◆ **Written instruction**
Within the listing below, locate all lines containing the word "this". Copy each one.

◆ **Supplied information**
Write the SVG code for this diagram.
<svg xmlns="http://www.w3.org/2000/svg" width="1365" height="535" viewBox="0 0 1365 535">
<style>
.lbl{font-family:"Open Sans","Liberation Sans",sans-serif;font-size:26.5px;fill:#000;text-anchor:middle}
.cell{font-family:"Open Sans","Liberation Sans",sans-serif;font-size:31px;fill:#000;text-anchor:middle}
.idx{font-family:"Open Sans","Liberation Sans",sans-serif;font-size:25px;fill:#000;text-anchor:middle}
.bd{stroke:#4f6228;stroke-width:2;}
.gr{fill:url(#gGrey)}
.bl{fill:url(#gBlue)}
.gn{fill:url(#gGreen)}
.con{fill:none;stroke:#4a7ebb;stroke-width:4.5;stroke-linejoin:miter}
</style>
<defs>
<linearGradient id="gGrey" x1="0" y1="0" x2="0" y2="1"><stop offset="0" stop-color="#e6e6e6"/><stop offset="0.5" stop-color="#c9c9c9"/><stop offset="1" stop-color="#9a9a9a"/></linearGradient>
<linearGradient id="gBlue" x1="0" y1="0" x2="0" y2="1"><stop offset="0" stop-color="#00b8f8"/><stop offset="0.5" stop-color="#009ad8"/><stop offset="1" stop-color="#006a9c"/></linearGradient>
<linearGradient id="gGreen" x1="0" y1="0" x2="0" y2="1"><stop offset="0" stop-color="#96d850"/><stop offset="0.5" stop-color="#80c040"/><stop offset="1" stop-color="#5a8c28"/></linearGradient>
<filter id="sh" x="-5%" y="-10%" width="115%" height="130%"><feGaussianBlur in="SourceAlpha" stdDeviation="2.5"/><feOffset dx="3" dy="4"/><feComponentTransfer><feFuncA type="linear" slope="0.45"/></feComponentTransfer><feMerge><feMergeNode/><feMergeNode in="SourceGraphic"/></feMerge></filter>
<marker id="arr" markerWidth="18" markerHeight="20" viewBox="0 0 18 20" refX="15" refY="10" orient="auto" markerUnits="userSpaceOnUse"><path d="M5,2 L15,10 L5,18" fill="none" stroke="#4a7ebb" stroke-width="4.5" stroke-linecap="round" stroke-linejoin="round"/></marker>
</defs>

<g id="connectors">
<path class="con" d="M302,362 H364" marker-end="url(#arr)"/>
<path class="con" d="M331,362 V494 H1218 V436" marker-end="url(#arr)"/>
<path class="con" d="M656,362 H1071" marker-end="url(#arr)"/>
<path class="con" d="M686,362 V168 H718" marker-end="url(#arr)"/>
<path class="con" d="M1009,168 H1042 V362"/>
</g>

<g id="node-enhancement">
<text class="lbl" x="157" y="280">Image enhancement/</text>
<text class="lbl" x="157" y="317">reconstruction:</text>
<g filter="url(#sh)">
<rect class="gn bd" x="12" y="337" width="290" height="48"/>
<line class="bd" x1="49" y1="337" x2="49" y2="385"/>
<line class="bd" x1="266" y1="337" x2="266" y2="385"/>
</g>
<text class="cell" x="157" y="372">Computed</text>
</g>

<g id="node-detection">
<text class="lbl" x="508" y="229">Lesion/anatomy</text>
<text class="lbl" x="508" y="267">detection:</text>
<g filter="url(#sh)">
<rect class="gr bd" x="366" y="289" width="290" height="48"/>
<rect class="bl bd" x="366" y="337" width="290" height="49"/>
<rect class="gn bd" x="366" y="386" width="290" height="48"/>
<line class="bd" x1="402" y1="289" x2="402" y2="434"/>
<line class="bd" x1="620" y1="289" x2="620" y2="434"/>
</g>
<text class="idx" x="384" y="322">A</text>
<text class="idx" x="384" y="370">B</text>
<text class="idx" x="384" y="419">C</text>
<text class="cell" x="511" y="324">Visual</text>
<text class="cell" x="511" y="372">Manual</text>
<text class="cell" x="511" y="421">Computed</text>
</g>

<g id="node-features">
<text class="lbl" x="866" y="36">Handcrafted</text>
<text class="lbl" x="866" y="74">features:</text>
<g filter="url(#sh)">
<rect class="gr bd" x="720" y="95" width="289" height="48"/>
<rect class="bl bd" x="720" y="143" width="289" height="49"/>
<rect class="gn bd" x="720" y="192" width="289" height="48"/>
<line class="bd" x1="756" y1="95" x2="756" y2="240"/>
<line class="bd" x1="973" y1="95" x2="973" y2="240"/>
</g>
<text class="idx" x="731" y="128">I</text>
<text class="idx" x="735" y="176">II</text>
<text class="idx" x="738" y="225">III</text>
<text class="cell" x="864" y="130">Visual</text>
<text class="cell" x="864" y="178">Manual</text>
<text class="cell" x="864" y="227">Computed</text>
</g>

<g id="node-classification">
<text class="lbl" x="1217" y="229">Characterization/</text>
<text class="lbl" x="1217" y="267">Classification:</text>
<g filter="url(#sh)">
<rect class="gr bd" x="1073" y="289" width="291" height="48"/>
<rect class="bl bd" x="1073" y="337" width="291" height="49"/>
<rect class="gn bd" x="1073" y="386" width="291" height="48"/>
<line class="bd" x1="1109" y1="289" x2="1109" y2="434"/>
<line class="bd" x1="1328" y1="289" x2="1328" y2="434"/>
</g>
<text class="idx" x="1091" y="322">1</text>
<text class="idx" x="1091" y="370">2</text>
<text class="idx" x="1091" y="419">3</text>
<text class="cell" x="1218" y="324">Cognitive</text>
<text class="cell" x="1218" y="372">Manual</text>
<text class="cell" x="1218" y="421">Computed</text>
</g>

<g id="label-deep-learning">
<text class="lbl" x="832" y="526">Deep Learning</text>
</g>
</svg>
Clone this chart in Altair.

◆ **Exercise result**
Write the SVG code for this diagram.
Clone this chart in Altair.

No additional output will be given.